From the listing below, extract each line containing the string "chart".

┄┄┄┄┄┄

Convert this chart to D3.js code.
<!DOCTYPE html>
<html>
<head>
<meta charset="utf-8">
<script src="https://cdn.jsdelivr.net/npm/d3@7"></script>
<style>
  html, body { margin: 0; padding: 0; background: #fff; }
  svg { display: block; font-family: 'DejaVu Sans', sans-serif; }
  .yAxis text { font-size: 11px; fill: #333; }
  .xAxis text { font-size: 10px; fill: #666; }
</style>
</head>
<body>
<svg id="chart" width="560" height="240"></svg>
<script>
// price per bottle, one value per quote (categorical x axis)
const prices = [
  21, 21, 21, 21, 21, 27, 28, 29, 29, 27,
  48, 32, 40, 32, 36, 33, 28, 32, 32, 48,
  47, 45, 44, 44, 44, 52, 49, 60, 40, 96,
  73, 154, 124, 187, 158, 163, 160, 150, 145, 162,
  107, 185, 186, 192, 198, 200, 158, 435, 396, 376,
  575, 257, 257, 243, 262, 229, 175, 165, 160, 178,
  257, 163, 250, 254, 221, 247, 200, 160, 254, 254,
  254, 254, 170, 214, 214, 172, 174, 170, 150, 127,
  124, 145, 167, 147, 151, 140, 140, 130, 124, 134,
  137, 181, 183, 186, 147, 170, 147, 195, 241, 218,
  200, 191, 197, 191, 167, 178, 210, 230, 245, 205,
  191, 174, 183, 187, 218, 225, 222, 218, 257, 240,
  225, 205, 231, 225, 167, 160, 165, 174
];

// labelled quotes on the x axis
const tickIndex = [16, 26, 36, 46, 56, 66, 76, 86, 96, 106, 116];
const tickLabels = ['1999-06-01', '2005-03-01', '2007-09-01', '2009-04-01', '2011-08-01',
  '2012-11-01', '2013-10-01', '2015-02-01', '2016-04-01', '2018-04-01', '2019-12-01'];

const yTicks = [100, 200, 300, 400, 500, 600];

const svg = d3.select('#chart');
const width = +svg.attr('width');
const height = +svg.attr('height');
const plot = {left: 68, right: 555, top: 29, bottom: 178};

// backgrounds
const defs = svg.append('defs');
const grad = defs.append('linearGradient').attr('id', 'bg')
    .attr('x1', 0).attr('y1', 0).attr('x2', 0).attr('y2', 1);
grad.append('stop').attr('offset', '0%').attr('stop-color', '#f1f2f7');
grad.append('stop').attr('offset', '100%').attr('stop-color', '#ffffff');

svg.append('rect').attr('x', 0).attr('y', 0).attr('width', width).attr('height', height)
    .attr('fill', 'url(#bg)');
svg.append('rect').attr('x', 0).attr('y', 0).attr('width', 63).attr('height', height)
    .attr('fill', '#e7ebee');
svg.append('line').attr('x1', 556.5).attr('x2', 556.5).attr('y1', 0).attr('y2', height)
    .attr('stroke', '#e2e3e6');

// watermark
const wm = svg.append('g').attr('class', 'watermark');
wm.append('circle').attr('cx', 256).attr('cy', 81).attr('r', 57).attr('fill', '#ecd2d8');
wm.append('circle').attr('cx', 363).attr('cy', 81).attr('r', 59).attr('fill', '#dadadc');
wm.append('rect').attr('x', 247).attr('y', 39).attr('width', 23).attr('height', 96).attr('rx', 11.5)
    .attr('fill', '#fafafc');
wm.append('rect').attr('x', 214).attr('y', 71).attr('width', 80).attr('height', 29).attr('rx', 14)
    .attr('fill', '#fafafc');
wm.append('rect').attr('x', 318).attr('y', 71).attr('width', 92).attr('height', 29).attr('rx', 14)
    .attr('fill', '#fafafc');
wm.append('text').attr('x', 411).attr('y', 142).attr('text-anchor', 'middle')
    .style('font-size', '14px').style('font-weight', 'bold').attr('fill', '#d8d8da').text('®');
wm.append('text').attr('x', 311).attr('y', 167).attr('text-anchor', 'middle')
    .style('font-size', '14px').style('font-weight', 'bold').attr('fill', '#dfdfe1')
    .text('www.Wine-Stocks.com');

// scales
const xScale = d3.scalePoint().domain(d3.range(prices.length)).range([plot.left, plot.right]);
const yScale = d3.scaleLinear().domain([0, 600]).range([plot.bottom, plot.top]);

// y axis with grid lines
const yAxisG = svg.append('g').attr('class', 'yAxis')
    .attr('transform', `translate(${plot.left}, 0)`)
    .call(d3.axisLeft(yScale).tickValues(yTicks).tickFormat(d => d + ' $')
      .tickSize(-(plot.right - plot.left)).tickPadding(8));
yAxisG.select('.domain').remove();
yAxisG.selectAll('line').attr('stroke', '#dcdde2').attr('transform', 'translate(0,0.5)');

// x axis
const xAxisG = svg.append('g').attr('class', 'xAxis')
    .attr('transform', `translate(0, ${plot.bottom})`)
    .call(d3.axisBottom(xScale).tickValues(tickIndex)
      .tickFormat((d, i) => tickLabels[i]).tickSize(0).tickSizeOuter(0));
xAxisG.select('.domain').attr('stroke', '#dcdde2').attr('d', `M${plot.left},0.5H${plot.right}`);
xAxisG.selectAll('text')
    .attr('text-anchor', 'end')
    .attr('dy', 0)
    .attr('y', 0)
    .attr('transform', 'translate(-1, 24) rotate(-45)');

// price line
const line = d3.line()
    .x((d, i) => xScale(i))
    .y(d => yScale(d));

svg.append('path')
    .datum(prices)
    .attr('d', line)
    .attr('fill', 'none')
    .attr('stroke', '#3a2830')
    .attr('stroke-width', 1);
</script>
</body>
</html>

┄┄┄┄┄┄

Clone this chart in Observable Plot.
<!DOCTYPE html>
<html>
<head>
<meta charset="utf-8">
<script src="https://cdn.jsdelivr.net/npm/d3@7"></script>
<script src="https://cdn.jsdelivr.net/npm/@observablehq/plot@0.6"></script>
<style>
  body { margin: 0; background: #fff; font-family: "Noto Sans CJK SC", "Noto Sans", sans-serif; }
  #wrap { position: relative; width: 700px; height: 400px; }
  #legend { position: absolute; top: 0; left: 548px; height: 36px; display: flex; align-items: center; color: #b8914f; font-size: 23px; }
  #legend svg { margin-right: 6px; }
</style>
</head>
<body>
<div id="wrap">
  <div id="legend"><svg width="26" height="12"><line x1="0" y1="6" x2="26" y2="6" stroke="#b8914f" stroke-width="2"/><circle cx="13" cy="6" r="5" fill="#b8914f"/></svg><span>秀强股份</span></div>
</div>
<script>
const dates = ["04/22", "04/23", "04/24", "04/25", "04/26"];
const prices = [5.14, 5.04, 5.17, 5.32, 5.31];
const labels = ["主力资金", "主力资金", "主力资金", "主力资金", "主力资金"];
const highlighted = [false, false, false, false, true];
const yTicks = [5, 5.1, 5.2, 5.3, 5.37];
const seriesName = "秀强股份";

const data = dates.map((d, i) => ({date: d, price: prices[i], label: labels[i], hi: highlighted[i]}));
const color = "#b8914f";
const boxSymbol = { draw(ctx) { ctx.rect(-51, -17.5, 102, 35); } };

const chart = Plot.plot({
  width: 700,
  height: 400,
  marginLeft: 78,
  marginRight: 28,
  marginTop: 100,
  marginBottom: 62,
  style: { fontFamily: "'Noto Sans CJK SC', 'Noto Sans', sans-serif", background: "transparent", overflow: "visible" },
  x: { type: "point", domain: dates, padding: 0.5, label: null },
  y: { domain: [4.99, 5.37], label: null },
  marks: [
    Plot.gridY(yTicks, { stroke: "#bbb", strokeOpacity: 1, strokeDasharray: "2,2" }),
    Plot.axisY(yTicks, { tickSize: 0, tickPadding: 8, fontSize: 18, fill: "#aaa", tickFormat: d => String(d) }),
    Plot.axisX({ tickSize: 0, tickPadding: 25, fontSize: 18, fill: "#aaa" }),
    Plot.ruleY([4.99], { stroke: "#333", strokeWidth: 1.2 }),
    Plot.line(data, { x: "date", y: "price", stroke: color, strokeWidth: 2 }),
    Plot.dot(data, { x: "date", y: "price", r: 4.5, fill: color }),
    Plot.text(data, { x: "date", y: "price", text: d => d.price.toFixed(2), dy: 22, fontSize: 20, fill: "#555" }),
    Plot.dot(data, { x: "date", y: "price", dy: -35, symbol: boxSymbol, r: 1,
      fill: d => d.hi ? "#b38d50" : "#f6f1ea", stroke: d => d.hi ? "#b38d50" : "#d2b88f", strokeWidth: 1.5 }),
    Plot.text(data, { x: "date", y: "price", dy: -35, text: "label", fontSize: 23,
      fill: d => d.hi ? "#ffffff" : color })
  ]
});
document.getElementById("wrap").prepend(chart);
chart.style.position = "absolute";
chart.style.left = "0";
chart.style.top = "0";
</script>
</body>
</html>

┄┄┄┄┄┄

Answer to the task >>
Convert this chart to D3.js code.
<svg id="chart" width="560" height="240"></svg>
const svg = d3.select('#chart');
Clone this chart in Observable Plot.
const chart = Plot.plot({
document.getElementById("wrap").prepend(chart);
chart.style.position = "absolute";
chart.style.left = "0";
chart.style.top = "0";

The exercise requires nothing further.